- [Material provided]
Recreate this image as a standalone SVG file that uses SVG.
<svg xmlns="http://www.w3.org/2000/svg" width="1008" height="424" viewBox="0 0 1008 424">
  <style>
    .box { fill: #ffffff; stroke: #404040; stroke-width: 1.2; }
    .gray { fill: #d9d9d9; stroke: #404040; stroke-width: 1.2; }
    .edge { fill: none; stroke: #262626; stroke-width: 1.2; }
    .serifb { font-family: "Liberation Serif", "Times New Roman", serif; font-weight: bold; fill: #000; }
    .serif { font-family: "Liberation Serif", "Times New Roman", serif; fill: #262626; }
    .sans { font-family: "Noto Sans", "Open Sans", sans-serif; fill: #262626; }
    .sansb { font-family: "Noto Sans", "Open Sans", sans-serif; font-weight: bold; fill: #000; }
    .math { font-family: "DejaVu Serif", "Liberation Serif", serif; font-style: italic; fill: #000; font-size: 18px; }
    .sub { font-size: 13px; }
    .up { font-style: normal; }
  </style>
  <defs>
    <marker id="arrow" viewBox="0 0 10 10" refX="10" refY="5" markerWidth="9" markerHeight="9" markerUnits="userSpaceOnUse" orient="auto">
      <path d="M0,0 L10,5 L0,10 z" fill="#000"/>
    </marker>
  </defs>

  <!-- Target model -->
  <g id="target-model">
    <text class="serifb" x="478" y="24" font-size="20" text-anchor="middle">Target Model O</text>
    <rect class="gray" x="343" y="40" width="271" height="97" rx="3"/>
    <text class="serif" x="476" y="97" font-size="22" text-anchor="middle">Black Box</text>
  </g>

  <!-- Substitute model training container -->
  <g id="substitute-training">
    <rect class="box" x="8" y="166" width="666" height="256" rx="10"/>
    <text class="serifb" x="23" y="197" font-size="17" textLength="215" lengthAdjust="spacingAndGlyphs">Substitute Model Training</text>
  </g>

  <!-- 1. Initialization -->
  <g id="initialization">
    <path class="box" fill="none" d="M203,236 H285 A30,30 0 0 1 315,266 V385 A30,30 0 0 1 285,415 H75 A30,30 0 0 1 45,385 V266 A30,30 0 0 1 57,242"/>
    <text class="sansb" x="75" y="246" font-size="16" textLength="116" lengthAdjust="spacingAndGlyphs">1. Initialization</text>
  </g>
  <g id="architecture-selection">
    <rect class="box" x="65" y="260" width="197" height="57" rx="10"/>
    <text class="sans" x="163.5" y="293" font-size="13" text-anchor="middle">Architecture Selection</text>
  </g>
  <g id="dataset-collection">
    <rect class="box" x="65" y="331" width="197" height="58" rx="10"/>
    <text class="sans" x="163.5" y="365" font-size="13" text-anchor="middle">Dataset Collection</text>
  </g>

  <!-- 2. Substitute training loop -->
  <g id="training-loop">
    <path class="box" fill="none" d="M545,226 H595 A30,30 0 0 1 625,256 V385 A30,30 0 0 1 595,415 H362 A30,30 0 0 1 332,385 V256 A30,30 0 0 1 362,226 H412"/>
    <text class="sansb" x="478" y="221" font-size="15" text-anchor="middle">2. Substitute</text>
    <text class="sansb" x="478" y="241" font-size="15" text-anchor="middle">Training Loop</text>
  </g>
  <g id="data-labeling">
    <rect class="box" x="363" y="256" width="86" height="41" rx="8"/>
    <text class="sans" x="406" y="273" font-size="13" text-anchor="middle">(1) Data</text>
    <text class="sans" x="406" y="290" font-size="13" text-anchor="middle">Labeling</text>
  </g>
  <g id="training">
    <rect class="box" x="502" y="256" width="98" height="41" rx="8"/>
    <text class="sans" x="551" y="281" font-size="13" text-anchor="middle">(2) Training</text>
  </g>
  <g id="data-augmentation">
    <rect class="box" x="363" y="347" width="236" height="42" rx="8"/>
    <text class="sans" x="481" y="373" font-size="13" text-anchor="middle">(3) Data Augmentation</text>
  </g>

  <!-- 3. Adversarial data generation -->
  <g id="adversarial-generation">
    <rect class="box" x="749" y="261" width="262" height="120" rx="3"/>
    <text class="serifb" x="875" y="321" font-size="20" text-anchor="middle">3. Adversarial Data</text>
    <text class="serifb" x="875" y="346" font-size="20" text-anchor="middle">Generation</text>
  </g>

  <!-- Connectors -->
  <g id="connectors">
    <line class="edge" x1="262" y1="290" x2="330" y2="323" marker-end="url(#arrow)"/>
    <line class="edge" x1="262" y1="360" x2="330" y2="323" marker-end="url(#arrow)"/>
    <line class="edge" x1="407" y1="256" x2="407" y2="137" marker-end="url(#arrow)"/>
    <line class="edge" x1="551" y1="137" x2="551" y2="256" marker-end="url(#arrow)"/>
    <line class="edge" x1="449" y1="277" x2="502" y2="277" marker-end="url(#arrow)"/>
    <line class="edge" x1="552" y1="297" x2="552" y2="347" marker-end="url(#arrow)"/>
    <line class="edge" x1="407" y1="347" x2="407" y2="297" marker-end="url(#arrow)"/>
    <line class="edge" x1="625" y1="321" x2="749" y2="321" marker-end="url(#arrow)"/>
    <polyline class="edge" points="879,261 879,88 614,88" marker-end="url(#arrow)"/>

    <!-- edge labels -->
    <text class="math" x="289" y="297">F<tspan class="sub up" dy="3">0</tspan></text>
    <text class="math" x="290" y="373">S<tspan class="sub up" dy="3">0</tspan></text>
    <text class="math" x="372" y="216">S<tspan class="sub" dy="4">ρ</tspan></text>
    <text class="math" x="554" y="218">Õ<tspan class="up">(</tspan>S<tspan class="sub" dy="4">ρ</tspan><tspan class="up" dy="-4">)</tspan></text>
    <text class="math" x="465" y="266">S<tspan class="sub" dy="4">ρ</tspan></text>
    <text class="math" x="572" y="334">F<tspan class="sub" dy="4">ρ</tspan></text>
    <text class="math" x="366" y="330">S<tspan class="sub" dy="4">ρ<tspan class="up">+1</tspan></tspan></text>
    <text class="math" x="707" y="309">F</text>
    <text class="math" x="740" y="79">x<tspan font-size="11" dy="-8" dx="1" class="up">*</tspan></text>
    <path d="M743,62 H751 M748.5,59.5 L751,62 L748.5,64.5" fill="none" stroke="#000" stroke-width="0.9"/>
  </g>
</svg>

- [Set exercise] Copy out each line exactly.

- [Result of the exercise]
Recreate this image as a standalone SVG file that uses SVG.
<svg xmlns="http://www.w3.org/2000/svg" width="1008" height="424" viewBox="0 0 1008 424">
  <style>
    .box { fill: #ffffff; stroke: #404040; stroke-width: 1.2; }
    .gray { fill: #d9d9d9; stroke: #404040; stroke-width: 1.2; }
    .edge { fill: none; stroke: #262626; stroke-width: 1.2; }
    .serifb { font-family: "Liberation Serif", "Times New Roman", serif; font-weight: bold; fill: #000; }
    .serif { font-family: "Liberation Serif", "Times New Roman", serif; fill: #262626; }
    .sans { font-family: "Noto Sans", "Open Sans", sans-serif; fill: #262626; }
    .sansb { font-family: "Noto Sans", "Open Sans", sans-serif; font-weight: bold; fill: #000; }
    .math { font-family: "DejaVu Serif", "Liberation Serif", serif; font-style: italic; fill: #000; font-size: 18px; }
    .sub { font-size: 13px; }
    .up { font-style: normal; }
  </style>
  <defs>
    <marker id="arrow" viewBox="0 0 10 10" refX="10" refY="5" markerWidth="9" markerHeight="9" markerUnits="userSpaceOnUse" orient="auto">
      <path d="M0,0 L10,5 L0,10 z" fill="#000"/>
    </marker>
  </defs>

  <!-- Target model -->
  <g id="target-model">
    <text class="serifb" x="478" y="24" font-size="20" text-anchor="middle">Target Model O</text>
    <rect class="gray" x="343" y="40" width="271" height="97" rx="3"/>
    <text class="serif" x="476" y="97" font-size="22" text-anchor="middle">Black Box</text>
  </g>

  <!-- Substitute model training container -->
  <g id="substitute-training">
    <rect class="box" x="8" y="166" width="666" height="256" rx="10"/>
    <text class="serifb" x="23" y="197" font-size="17" textLength="215" lengthAdjust="spacingAndGlyphs">Substitute Model Training</text>
  </g>

  <!-- 1. Initialization -->
  <g id="initialization">
    <path class="box" fill="none" d="M203,236 H285 A30,30 0 0 1 315,266 V385 A30,30 0 0 1 285,415 H75 A30,30 0 0 1 45,385 V266 A30,30 0 0 1 57,242"/>
    <text class="sansb" x="75" y="246" font-size="16" textLength="116" lengthAdjust="spacingAndGlyphs">1. Initialization</text>
  </g>
  <g id="architecture-selection">
    <rect class="box" x="65" y="260" width="197" height="57" rx="10"/>
    <text class="sans" x="163.5" y="293" font-size="13" text-anchor="middle">Architecture Selection</text>
  </g>
  <g id="dataset-collection">
    <rect class="box" x="65" y="331" width="197" height="58" rx="10"/>
    <text class="sans" x="163.5" y="365" font-size="13" text-anchor="middle">Dataset Collection</text>
  </g>

  <!-- 2. Substitute training loop -->
  <g id="training-loop">
    <path class="box" fill="none" d="M545,226 H595 A30,30 0 0 1 625,256 V385 A30,30 0 0 1 595,415 H362 A30,30 0 0 1 332,385 V256 A30,30 0 0 1 362,226 H412"/>
    <text class="sansb" x="478" y="221" font-size="15" text-anchor="middle">2. Substitute</text>
    <text class="sansb" x="478" y="241" font-size="15" text-anchor="middle">Training Loop</text>
  </g>
  <g id="data-labeling">
    <rect class="box" x="363" y="256" width="86" height="41" rx="8"/>
    <text class="sans" x="406" y="273" font-size="13" text-anchor="middle">(1) Data</text>
    <text class="sans" x="406" y="290" font-size="13" text-anchor="middle">Labeling</text>
  </g>
  <g id="training">
    <rect class="box" x="502" y="256" width="98" height="41" rx="8"/>
    <text class="sans" x="551" y="281" font-size="13" text-anchor="middle">(2) Training</text>
  </g>
  <g id="data-augmentation">
    <rect class="box" x="363" y="347" width="236" height="42" rx="8"/>
    <text class="sans" x="481" y="373" font-size="13" text-anchor="middle">(3) Data Augmentation</text>
  </g>

  <!-- 3. Adversarial data generation -->
  <g id="adversarial-generation">
    <rect class="box" x="749" y="261" width="262" height="120" rx="3"/>
    <text class="serifb" x="875" y="321" font-size="20" text-anchor="middle">3. Adversarial Data</text>
    <text class="serifb" x="875" y="346" font-size="20" text-anchor="middle">Generation</text>
  </g>

  <!-- Connectors -->
  <g id="connectors">
    <line class="edge" x1="262" y1="290" x2="330" y2="323" marker-end="url(#arrow)"/>
    <line class="edge" x1="262" y1="360" x2="330" y2="323" marker-end="url(#arrow)"/>
    <line class="edge" x1="407" y1="256" x2="407" y2="137" marker-end="url(#arrow)"/>
    <line class="edge" x1="551" y1="137" x2="551" y2="256" marker-end="url(#arrow)"/>
    <line class="edge" x1="449" y1="277" x2="502" y2="277" marker-end="url(#arrow)"/>
    <line class="edge" x1="552" y1="297" x2="552" y2="347" marker-end="url(#arrow)"/>
    <line class="edge" x1="407" y1="347" x2="407" y2="297" marker-end="url(#arrow)"/>
    <line class="edge" x1="625" y1="321" x2="749" y2="321" marker-end="url(#arrow)"/>
    <polyline class="edge" points="879,261 879,88 614,88" marker-end="url(#arrow)"/>

    <!-- edge labels -->
    <text class="math" x="289" y="297">F<tspan class="sub up" dy="3">0</tspan></text>
    <text class="math" x="290" y="373">S<tspan class="sub up" dy="3">0</tspan></text>
    <text class="math" x="372" y="216">S<tspan class="sub" dy="4">ρ</tspan></text>
    <text class="math" x="554" y="218">Õ<tspan class="up">(</tspan>S<tspan class="sub" dy="4">ρ</tspan><tspan class="up" dy="-4">)</tspan></text>
    <text class="math" x="465" y="266">S<tspan class="sub" dy="4">ρ</tspan></text>
    <text class="math" x="572" y="334">F<tspan class="sub" dy="4">ρ</tspan></text>
    <text class="math" x="366" y="330">S<tspan class="sub" dy="4">ρ<tspan class="up">+1</tspan></tspan></text>
    <text class="math" x="707" y="309">F</text>
    <text class="math" x="740" y="79">x<tspan font-size="11" dy="-8" dx="1" class="up">*</tspan></text>
    <path d="M743,62 H751 M748.5,59.5 L751,62 L748.5,64.5" fill="none" stroke="#000" stroke-width="0.9"/>
  </g>
</svg>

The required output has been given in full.